World's oldest colour may help shed light on mystery of life on earth

By Subel Bhandari,



Canberra - By Subel Bhandari, - Scientists believe they have discovered the oldest colours in the world - and they are bright pink - and hope the discovery of the biological pigment could shed light on the mystery of life on earth.

 
Researchers discovered the pigments, produced by ancient microscopic cyanobacteria, after extracting 1.1 billion-year-old rocks found in marine black shale deep beneath the Sahara desert in Mauritania, according to the study published in science journal PNAS.
The scientists said the pigments were the "oldest biological colour" and was more than half a billion years older than previous pigment discoveries. 
"The bright pink pigments are the molecular fossils of chlorophyll that were produced by ancient photosynthetic organisms inhabiting an ancient ocean that has long since vanished," said Nur Gueneli, a scientist from Australian National University who found the molecules as part of her PhD studies.
The researchers crushed the billion-year-old rocks to powder, before extracting and analysing molecules of ancient organisms from them. 
The fossils range from blood red to deep purple in their concentrated form and bright pink when diluted, the scientists said.
"The precise analysis of the ancient pigments confirmed that tiny cyanobacteria dominated the base of the food chain in the oceans a billion years ago, which helps to explain why animals did not exist at the time," Gueneli said.
The rocks had been sent to the university from an oil company looking for oil in the Sahara desert about 10 years ago. 

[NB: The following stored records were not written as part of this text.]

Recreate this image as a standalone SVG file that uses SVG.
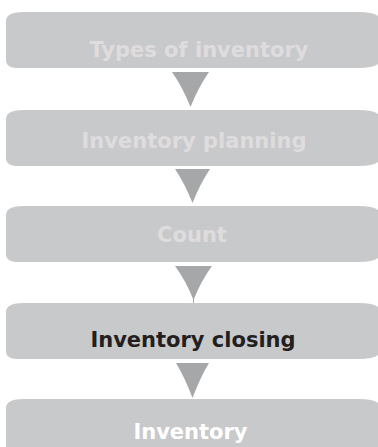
<svg xmlns="http://www.w3.org/2000/svg" width="378" height="447" viewBox="0 0 378 447">
  <style>
    .box { fill: #c8c9cb; }
    .arrow { fill: #a6a7a9; }
    .label { font-family: "DejaVu Sans", Verdana, sans-serif; font-weight: bold; font-size: 21px; text-anchor: middle; }
    .faded { fill: #dfdcde; }
    .dark { fill: #231f20; }
    .white { fill: #ffffff; }
  </style>
  <defs>
    <path id="boxshape" d="M18,0 H352 Q374,0 374,8 V48 Q374,56 352,56 H12 Q0,56 0,48 V9 Q0,0 18,0 Z"/>
  </defs>
  <g id="connectors">
    <path class="arrow" d="M172,72 H209 Q198.5,87 190.5,107 Q182.5,87 172,72 Z"/>
    <path class="arrow" d="M175,169 H210 Q200.5,183 192.5,203 Q184.5,183 175,169 Z"/>
    <path class="arrow" d="M175,266 H212 Q201.5,280 193.5,300 Q185.5,280 175,266 Z"/>
    <line x1="193.5" y1="299" x2="193.5" y2="303" stroke="#a6a7a9" stroke-width="1"/>
    <path class="arrow" d="M176,363 H209 Q200,378 192.5,398 Q185,378 176,363 Z"/>
  </g>
  <g id="node1">
    <use href="#boxshape" class="box" transform="translate(6,12)"/>
    <text class="label faded" x="199" y="57">Types of inventory</text>
  </g>
  <g id="node2">
    <use href="#boxshape" class="box" transform="translate(6,110)"/>
    <text class="label faded" x="194" y="148">Inventory planning</text>
  </g>
  <g id="node3">
    <use href="#boxshape" class="box" transform="translate(6,206)"/>
    <text class="label faded" x="192" y="242">Count</text>
  </g>
  <g id="node4">
    <use href="#boxshape" class="box" transform="translate(6,303)"/>
    <text class="label dark" x="193" y="347">Inventory closing</text>
  </g>
  <g id="node5">
    <use href="#boxshape" class="box" transform="translate(6,399)"/>
    <text class="label white" x="190.5" y="439">Inventory</text>
  </g>
</svg>
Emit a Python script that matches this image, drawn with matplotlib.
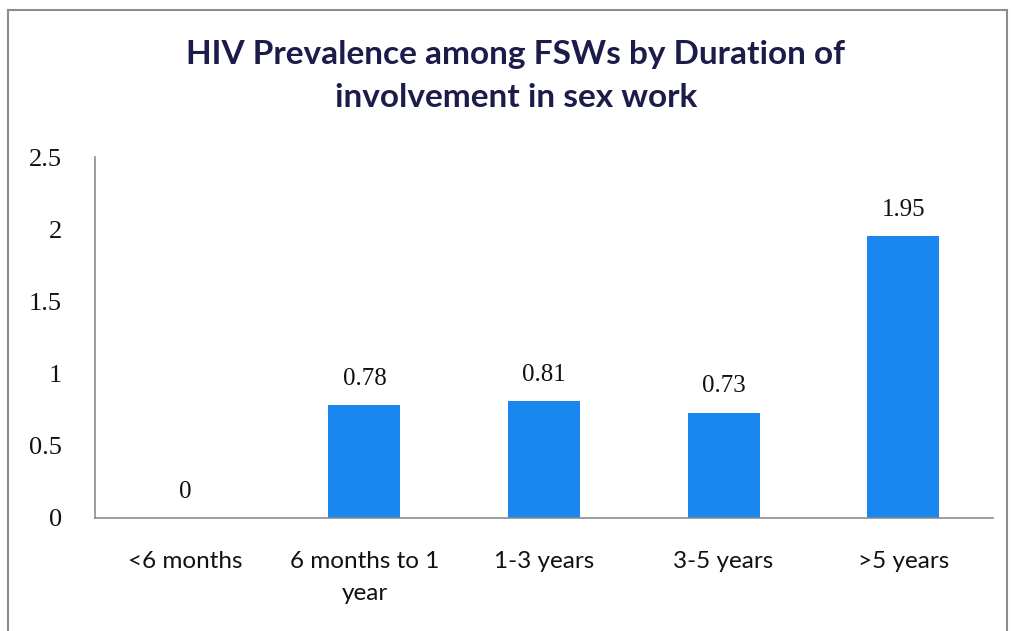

"Everything has a colour and colours go back to the beginning of time. The more correct term to describe the finding would be the oldest organic biological colour," said Jochen Brocks, a German scientist at ANU and senior lead researcher of the study.
It means what the researchers found is a molecule with a biological pigment more than a billion years old that is still preserved today.

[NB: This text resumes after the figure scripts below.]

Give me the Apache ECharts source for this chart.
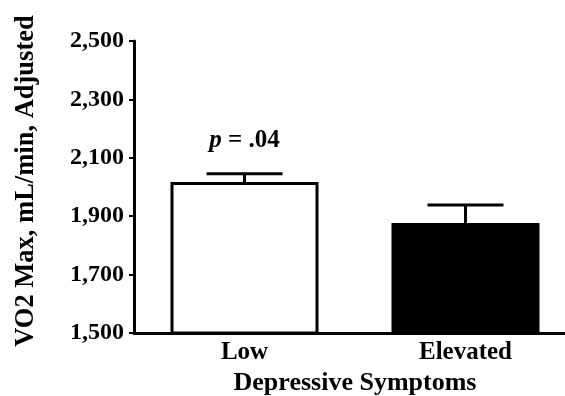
<!DOCTYPE html>
<html>
<head>
<meta charset="utf-8">
<script src="https://cdn.jsdelivr.net/npm/echarts@6/dist/echarts.min.js"></script>
<style>
  html, body { margin: 0; padding: 0; background: #fff; }
  #chart { width: 565px; height: 396px; }
</style>
</head>
<body>
<div id="chart"></div>
<script>
const categories = ["Low", "Elevated"];
const means = [2017, 1877];
const errTops = [2045, 1938];
const notes = ["p = .04", ""];
const yTicks = [1500, 1700, 1900, 2100, 2300, 2500];

const FONT = "'Liberation Serif', 'DejaVu Serif', serif";
const chart = echarts.init(document.getElementById("chart"));

const option = {
  animation: false,
  grid: { left: 134, right: -11, top: 41, bottom: 63, outerBoundsMode: "none", containLabel: false },
  xAxis: {
    type: "category",
    data: categories,
    name: "Depressive Symptoms",
    nameLocation: "middle",
    nameGap: 36,
    nameTextStyle: { fontFamily: FONT, fontWeight: "bold", fontSize: 26, color: "#000" },
    axisLine: { lineStyle: { color: "#000", width: 3 } },
    axisTick: { alignWithLabel: true, length: 4, lineStyle: { color: "#000", width: 2 } },
    axisLabel: { fontFamily: FONT, fontWeight: "bold", fontSize: 25, color: "#000", margin: 7 }
  },
  yAxis: {
    type: "value",
    min: yTicks[0],
    max: yTicks[yTicks.length - 1],
    interval: 200,
    name: "VO2 Max, mL/min, Adjusted",
    nameLocation: "middle",
    nameGap: 94,
    nameTextStyle: { fontFamily: FONT, fontWeight: "bold", fontSize: 26.5, color: "#000", padding: [0, 0, 0, 12] },
    splitLine: { show: false },
    axisLine: { show: true, lineStyle: { color: "#000", width: 3 } },
    axisTick: { show: true, length: 5, lineStyle: { color: "#000", width: 2 } },
    axisLabel: {
      fontFamily: FONT, fontWeight: "bold", fontSize: 24, color: "#000", margin: 10,
      formatter: v => v.toLocaleString("en-US")
    }
  },
  series: [{
    type: "bar",
    data: means.map((v, i) => ({
      value: v,
      itemStyle: i === 0
        ? { color: "#fff", borderColor: "#000", borderWidth: 3 }
        : { color: "#000", borderColor: "#000", borderWidth: 2 }
    })),
    barWidth: 148,
    z: 2
  }, {
    type: "custom",
    z: 3,
    data: categories.map((c, i) => [i, means[i], errTops[i]]),
    renderItem: (params, api) => {
      const base = api.coord([api.value(0), api.value(1)]);
      const top = api.coord([api.value(0), api.value(2)]);
      const half = 38;
      const children = [{
        type: "line",
        shape: { x1: base[0], y1: base[1], x2: top[0], y2: top[1] },
        style: { stroke: "#000", lineWidth: 3 }
      }, {
        type: "line",
        shape: { x1: top[0] - half, y1: top[1], x2: top[0] + half, y2: top[1] },
        style: { stroke: "#000", lineWidth: 3 }
      }];
      const note = notes[params.dataIndex];
      if (note) {
        children.push({
          type: "text",
          x: top[0],
          y: top[1] - 33,
          style: {
            text: "{i|p} = .04",
            align: "center",
            verticalAlign: "middle",
            rich: {
              i: { fontFamily: FONT, fontStyle: "italic", fontWeight: "bold", fontSize: 25, fill: "#000" }
            },
            font: "bold 25px " + FONT,
            fill: "#000"
          }
        });
      }
      return { type: "group", children };
    }
  }]
};

chart.setOption(option);
window.onresize = chart.resize;
</script>
</body>
</html>
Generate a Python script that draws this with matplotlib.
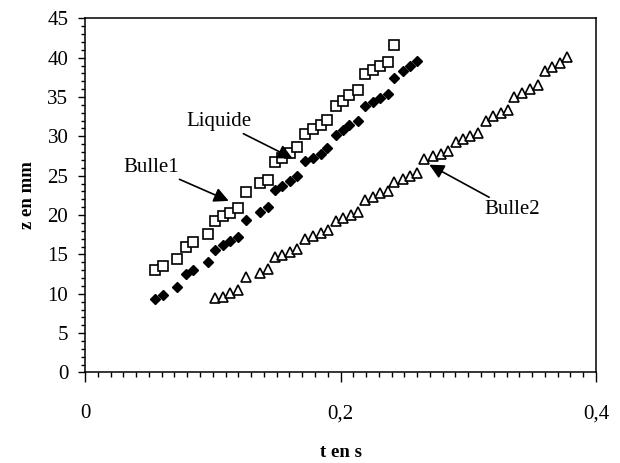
import matplotlib.pyplot as plt
from matplotlib.ticker import MultipleLocator, FuncFormatter

# Liquide (open squares) and Bulle1 (filled diamonds)
t_liquide = [0.0547, 0.0612, 0.0721, 0.0787, 0.0846, 0.0959, 0.1021, 0.1080,
             0.1138, 0.1198, 0.1263, 0.1367, 0.1432, 0.1488, 0.1545, 0.1607,
             0.1656, 0.1719, 0.1784, 0.1849, 0.1893, 0.1961, 0.2018, 0.2070,
             0.2135, 0.2195, 0.2252, 0.2310, 0.2375, 0.2422]
z_liquide = [13.0, 13.5, 14.4, 16.0, 16.6, 17.6, 19.3, 19.9,
             20.2, 20.9, 22.9, 24.1, 24.5, 26.7, 27.3, 27.9,
             28.7, 30.3, 30.9, 31.4, 32.1, 33.9, 34.5, 35.3,
             35.9, 37.9, 38.4, 38.9, 39.5, 41.6]

t_bulle1 = [0.0547, 0.0612, 0.0721, 0.0787, 0.0846, 0.0959, 0.1021, 0.1080,
            0.1138, 0.1198, 0.1263, 0.1367, 0.1432, 0.1488, 0.1545, 0.1607,
            0.1656, 0.1719, 0.1784, 0.1849, 0.1893, 0.1961, 0.2018, 0.2070,
            0.2135, 0.2195, 0.2252, 0.2310, 0.2375, 0.2422, 0.2487, 0.2545,
            0.2602]
z_bulle1 = [9.34, 9.9, 10.9, 12.5, 13.0, 14.0, 15.6, 16.2,
            16.75, 17.25, 19.4, 20.4, 21.0, 23.2, 23.7, 24.3,
            25.0, 26.9, 27.3, 27.8, 28.5, 30.2, 30.8, 31.4,
            31.9, 33.9, 34.4, 34.9, 35.4, 37.4, 38.3, 39.0,
            39.6]

# Bulle2 (open triangles)
t_bulle2 = [0.1021, 0.1080, 0.1138, 0.1198, 0.1258, 0.1367, 0.1432, 0.1484,
            0.1545, 0.1607, 0.1659, 0.1723, 0.1784, 0.1849, 0.1901, 0.1961,
            0.2018, 0.2082, 0.2135, 0.2195, 0.2252, 0.2310, 0.2375, 0.2422,
            0.2487, 0.2545, 0.2598, 0.2656, 0.2721, 0.2787, 0.2838, 0.2904,
            0.2961, 0.3013, 0.3078, 0.3137, 0.3195, 0.3254, 0.3311, 0.3359,
            0.3420, 0.3482, 0.3549, 0.3599, 0.3659, 0.3719, 0.3776]
z_bulle2 = [9.43, 9.63, 10.06, 10.48, 12.1, 12.68, 13.11, 14.71,
            14.93, 15.35, 15.65, 17.0, 17.4, 17.69, 18.05, 19.27,
            19.63, 20.01, 20.43, 21.92, 22.34, 22.77, 23.1, 24.17,
            24.6, 25.0, 25.35, 27.13, 27.5, 27.76, 28.18, 29.33,
            29.63, 30.05, 30.4, 32.0, 32.6, 33.0, 33.4, 35.0,
            35.5, 36.0, 36.5, 38.35, 38.86, 39.36, 40.13]

plt.rcParams["font.family"] = "Liberation Serif"

fig = plt.figure(figsize=(6.2, 4.63), dpi=100)
ax = fig.add_axes([0.1371, 0.1955, 0.8242, 0.765])

ax.plot(t_liquide, z_liquide, linestyle="none", marker="s", markersize=7,
        markerfacecolor="white", markeredgecolor="black", markeredgewidth=1.2)
ax.plot(t_bulle1, z_bulle1, linestyle="none", marker="D", markersize=4.8,
        color="black")
ax.plot(t_bulle2, z_bulle2, linestyle="none", marker="^", markersize=7,
        markerfacecolor="white", markeredgecolor="black", markeredgewidth=1.2)

arrow = dict(arrowstyle="-|>", color="black", lw=1.2, mutation_scale=22,
             shrinkA=0, shrinkB=0)
ax.annotate("Liquide", xy=(0.1625, 27.2), xytext=(0.1048, 31.9),
            fontsize=15, ha="center", va="center", arrowprops=arrow)
ax.annotate("Bulle1", xy=(0.1125, 21.8), xytext=(0.052, 26.1),
            fontsize=15, ha="center", va="center", arrowprops=arrow)
ax.annotate("Bulle2", xy=(0.2695, 26.4), xytext=(0.334, 20.7),
            fontsize=15, ha="center", va="center", arrowprops=arrow)

ax.set_xlim(0, 0.4)
ax.set_ylim(0, 45)
ax.xaxis.set_major_locator(MultipleLocator(0.2))
ax.xaxis.set_minor_locator(MultipleLocator(0.01))
ax.yaxis.set_major_locator(MultipleLocator(5))
ax.yaxis.set_minor_locator(MultipleLocator(1))
ax.xaxis.set_major_formatter(FuncFormatter(
    lambda v, p: "0" if abs(v) < 1e-9 else "{:g}".format(round(v, 2)).replace(".", ",")))

ax.tick_params(axis="x", which="major", direction="out", length=7, width=1,
               labelsize=15, pad=16)
ax.tick_params(axis="x", which="minor", direction="out", length=3.5, width=1)
ax.tick_params(axis="y", which="major", direction="out", length=5, width=1,
               labelsize=15, pad=7)
ax.tick_params(axis="y", which="minor", direction="out", length=3, width=1)
for s in ax.spines.values():
    s.set_linewidth(1.1)

ax.set_xlabel("t en s", fontsize=13.5, fontweight="bold", labelpad=15)
ax.set_ylabel("z en mm", fontsize=13.5, fontweight="bold", labelpad=8)

fig.savefig("out.png", dpi=100)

He said it is akin to finding fossilised dinosaur skin after 100 million years with the colour of the animal still intact.
"[I have] Just pure curiosity and amazement that such pigment could survive for such a long time," Brocks told dpa. 
He also said the isotopic structure of the molecule could help to solve the puzzle about large, complex life appearing so late in the earth’s 4.6 billion-years-old history. 
The emergence of large, active organisms was likely to have been restrained by a limited supply of larger food particles such as algae, Brocks added.
In size, cyanobacteria measure one-millionth of a metre, he said, while the smallest microscopic algae are "a thousand times larger in volume than cyanobacteria and a much richer food source."
"The cyanobacterial oceans started to vanish about 650 million years ago when algae began to rapidly spread to provide the burst of energy needed for the evolution of complex ecosystems, where large animals, including humans, could thrive on Earth," Brocks said.
It means the lack of oxygen may not be the reason why the larger animals did not exist earlier; instead, it could be because there was no food for complex life to evolve.